Ya apenas nieva en la patria de las truchas y el urogallo. Si lo hace, no tarda en difuminarse entre las caleyas y llousáos. Pero estos días de navidad en los que el blanco vuelve a pintar las llombas de Xistréu y La Guiana, uno vuelve a su infancia de carbón y bufanda, iluminado todo por un ramín. Y es que en la patria de la cecina y los frixuelos existe una propia navidad, no de vieya del monte, pues nunca bajó a repartir ningún juguete ni alimento en época de nieve, pero sí de ramo leonés, el cual ha conseguido desplazar al todopoderoso árbol de navidad en un épico ejercicio de resistencia local frente a la globalización que nos coloca osos gigantes y esperpénticas luces en cualquier humilde placina de pueblo. 

Yo me siento más en casa cuando la nieve invernal enciende lumbres y cocinas de carbón. Somos gente del frío, como sabiamente recita una canción leonesa, nacidos en pueblos donde las casas se abrazan unas con otras para darse calor, criados con leche y manteiga de la braña, e instruidos en mil y una historias sobre lobos y nevadonas que obligaban a hacer túneles y andar con barajones por los tejados. 

De septiembre a junio el frío convivía con nosotros esculpiendo las buenas cualidades que los leoneses tenemos en la pausada escritura de la melancolía y la inventiva. Características que solo se logran siendo espectador, año tras año y en primera fila, de esa metamorfosis que la naturaleza experimenta al fundirse la nieve con los primeros vuelos de las golondrinas en el espacio aéreo cisastur.

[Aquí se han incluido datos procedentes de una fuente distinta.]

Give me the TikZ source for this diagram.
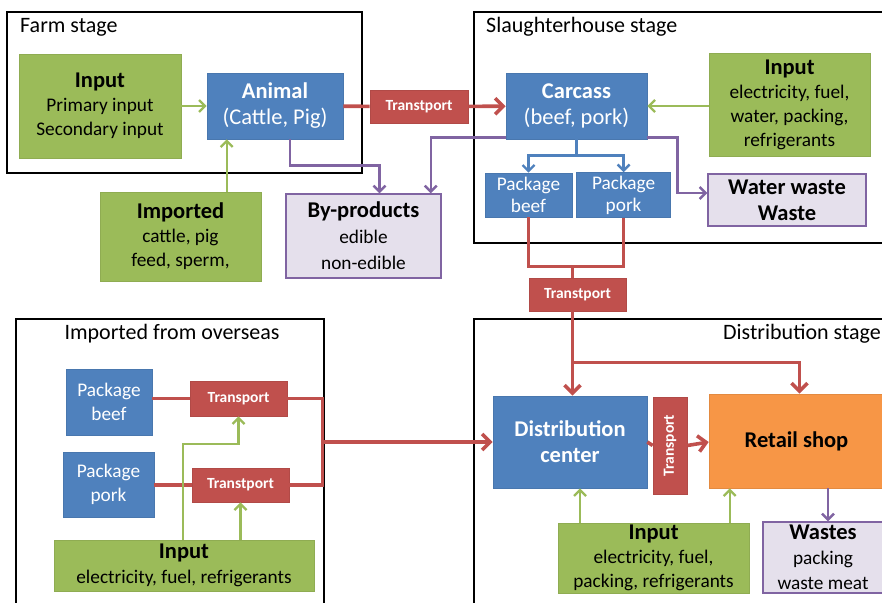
\documentclass[tikz,border=0pt]{standalone}
\usepackage{fontspec}
\setmainfont{Carlito}
\usetikzlibrary{arrows.meta}
\usetikzlibrary{positioning}

\definecolor{offblue}{HTML}{4F81BD}
\definecolor{offgreen}{HTML}{9BBB59}
\definecolor{offred}{HTML}{C0504D}
\definecolor{offorange}{HTML}{F79646}
\definecolor{offpurple}{HTML}{8064A2}
\definecolor{offlilac}{HTML}{E5E0EC}

\newcommand{\headtxt}[1]{{\fontsize{22.5}{26}\selectfont\bfseries #1}}

\begin{document}
\begin{tikzpicture}[x=1pt,y=-1pt,>={Straight Barb[length=8pt,width=16pt]},every node/.append style={align=center,inner sep=0pt,font=\fontsize{19.3}{24}\selectfont},
  stage/.style={draw,line width=2.4pt},
  stitle/.style={font=\fontsize{22}{26}\selectfont},
  inbox/.style={fill=offgreen,draw=offgreen!92!black,line width=0.6pt},
  prod/.style={fill=offblue,draw=offblue!92!black,line width=0.6pt,text=white},
  trans/.style={fill=offred,draw=offred!92!black,line width=0.6pt,text=white,font=\fontsize{15.5}{18}\selectfont\bfseries},
  waste/.style={fill=offlilac,draw=offpurple,line width=1.4pt},
  shop/.style={fill=offorange,draw=offorange!92!black,line width=0.6pt},
  rline/.style={draw=offred,line width=3.6pt},
  rarrow/.style={rline,->},
  garrow/.style={->,draw=offgreen,line width=2.4pt,>={Straight Barb[length=6pt,width=12pt]}},
  parrow/.style={->,draw=offpurple,line width=2.4pt,>={Straight Barb[length=6pt,width=12pt]}},
  barrow/.style={->,draw=offblue,line width=2.4pt,>={Straight Barb[length=6pt,width=12pt]}}]
        \useasboundingbox (0,0) rectangle (882,602);
        \clip (0,0) rectangle (882,602);

        % stage frames
        \draw[stage] (7,12) rectangle (362,173);
        \draw[stage] (474,12) rectangle (892,243);
        \draw[stage] (16,319) rectangle (324,612);
        \draw[stage] (474,319) rectangle (892,612);
        \node[stitle,anchor=base west] (farmt) at (20,33) {Farm stage};
        \node[stitle,anchor=base west] (slaut) at (486,33) {Slaughterhouse stage};
        \node[stitle,anchor=base] (overt) at (172,339) {Imported from overseas};
        \node[stitle,anchor=base east] (distt) at (881,339) {Distribution stage};

        % farm
        \node[inbox,minimum width=162pt,minimum height=104pt] (farmin) at (100,106) {\headtxt{Input}\\Primary input\\Secondary input};
        \node[prod,minimum width=136pt,minimum height=66pt,font=\fontsize{22.5}{26}\selectfont] (animal) at (275,106) {\textbf{Animal}\\(Cattle, Pig)};
        \node[inbox,minimum width=161pt,minimum height=89pt] (imp) at (180.5,236.5) {\headtxt{Imported}\\cattle, pig\\feed, sperm,};
        \node[trans,minimum width=98pt,minimum height=33pt] (tr1) at (419,106.5) {Transtport};
        \node[waste,minimum width=155pt,minimum height=84pt,font=\fontsize{19.3}{26}\selectfont] (byp) at (363.5,236) {\headtxt{By-products}\\edible\\non-edible};

        % slaughterhouse
        \node[prod,minimum width=141pt,minimum height=66pt,font=\fontsize{22.5}{26}\selectfont] (carc) at (576.5,106) {\textbf{Carcass}\\(beef, pork)};
        \node[inbox,minimum width=161pt,minimum height=103pt] (slain) at (789.5,104.5) {\headtxt{Input}\\electricity, fuel,\\water, packing,\\refrigerants};
        \node[prod,minimum width=87pt,minimum height=44pt,font=\fontsize{19.3}{22}\selectfont] (pbeef) at (528.5,195) {Package\\beef};
        \node[prod,minimum width=94pt,minimum height=45pt,font=\fontsize{19.3}{22}\selectfont,right=4pt of pbeef] (ppork) {Package\\pork};
        \node[waste,minimum width=158pt,minimum height=52pt,font=\fontsize{22.5}{26}\selectfont\bfseries] (wwaste) at (787,200) {Water waste\\Waste};
        \node[trans,minimum width=97pt,minimum height=33pt] (tr2) at (577.5,294.5) {Transtport};

        % overseas
        \node[prod,minimum width=86pt,minimum height=66pt] (obeef) at (109,402) {Package\\beef};
        \node[prod,minimum width=91pt,minimum height=65pt] (opork) at (108.5,484.5) {Package\\pork};
        \node[trans,minimum width=97pt,minimum height=35pt] (otr1) at (238.5,398.5) {Transport};
        \node[trans,minimum width=97pt,minimum height=34pt] (otr2) at (240.5,485) {Transtport};
        \node[inbox,minimum width=260pt,minimum height=51pt,font=\fontsize{19.3}{25}\selectfont] (ovin) at (184,565.5) {\headtxt{Input}\\electricity, fuel, refrigerants};

        % distribution
        \node[prod,minimum width=154pt,minimum height=92pt,font=\fontsize{22.5}{26}\selectfont\bfseries] (dc) at (570,442) {Distribution\\center};
        \node[trans,minimum width=97pt,minimum height=34pt,rotate=90] (tr3) at (670,445.5) {Transport};
        \node[shop,minimum width=175pt,minimum height=94pt,font=\fontsize{22.5}{26}\selectfont\bfseries] (retail) at (796.5,441) {Retail shop};
        \node[inbox,minimum width=191pt,minimum height=70pt] (disin) at (653.5,558) {\headtxt{Input}\\electricity, fuel,\\packing, refrigerants};
        \node[waste,minimum width=120pt,minimum height=71pt,font=\fontsize{19.3}{25}\selectfont] (wst) at (823,557.5) {\headtxt{Wastes}\\packing\\waste meat};

        % farm links
        \draw[garrow] (farmin) -- (animal);
        \draw[garrow] ([xshift=20pt]animal.south west |- imp.north) -- ([xshift=20pt]animal.south west);
        \draw[rline] (animal) -- (tr1);
        \draw[rarrow] (tr1) -- (carc);
        \draw[parrow] ([xshift=83pt]animal.south west) -- ++(0,26) -| ([xshift=16pt]byp.north);
        \draw[parrow] ([yshift=2pt]carc.south west) -| ([xshift=-11pt]byp.north east);

        % slaughterhouse links
        \draw[garrow] (slain.west |- carc) -- (carc.east);
        \draw[barrow] (carc.south) -- ++(0,16) -| (pbeef.north);
        \draw[barrow] (carc.south) -- ++(0,16) -| (ppork.north);
        \draw[parrow] ([yshift=2pt]carc.south east) -- ++(30,0) |- ([yshift=7pt]wwaste.west);
        \draw[rline] (pbeef.south) -- ++(0,49) -| (ppork.south);
        \draw[rline] ([xshift=-5pt]tr2.north) -- ++(0,-12);

        % distribution links
        \draw[rarrow] ([xshift=-5pt]tr2.south) -- ([xshift=-5pt]tr2.south |- dc.north);
        \draw[rarrow] ([xshift=-5pt]tr2.south) ++(0,51) -| ([xshift=3pt]retail.north);
        \draw[rline] (dc.east) -- (tr3.north);
        \draw[rarrow] (tr3.south) -- (retail.west |- dc.east);
        \draw[garrow] ([xshift=10pt]dc.south |- disin.north) -- ([xshift=10pt]dc.south);
        \draw[garrow] ([xshift=21pt]retail.south west |- disin.north) -- ([xshift=21pt]retail.south west);
        \draw[parrow] ([xshift=5pt]retail.south -| wst.north) -- ([xshift=5pt]wst.north);

        % overseas links
        \draw[rline] (obeef.east |- otr1) -- (otr1);
        \draw[rline] (opork.east |- otr2) -- (otr2);
        \draw[rline] (otr1.east) -- ++(35,0) |- (otr2.east);
        \draw[rarrow] ([xshift=35pt]otr1.east |- dc.west) -- (dc.west);
        \draw[garrow] ([xshift=-1pt]ovin.north) -- ++(0,-96) -| (otr1.south);
        \draw[garrow] (otr2.south |- ovin.north) -- (otr2.south);
    \end{tikzpicture}
\end{document}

Cada vez llevo peor ese verano ardiente que calcina nuestros montes, y cuando eso llega solo pienso en el regenerador otoño que devuelve la vida a los ríos y los bosques. Cuento los días para que el cierzo cantábrico se deslice por las colladas de Valdosín y Tarna, refrescando los prados del Esla, sedándonos en las viejas camas del pueblo donde el peso de las mantas nos sumerge en placenteros sueños en los que nuestra abuela nos da los buenos días colocando sabiamente la leña en esa eterna lumbre que sigue viva en nuestra memoria, en nuestra pequeña patria de León.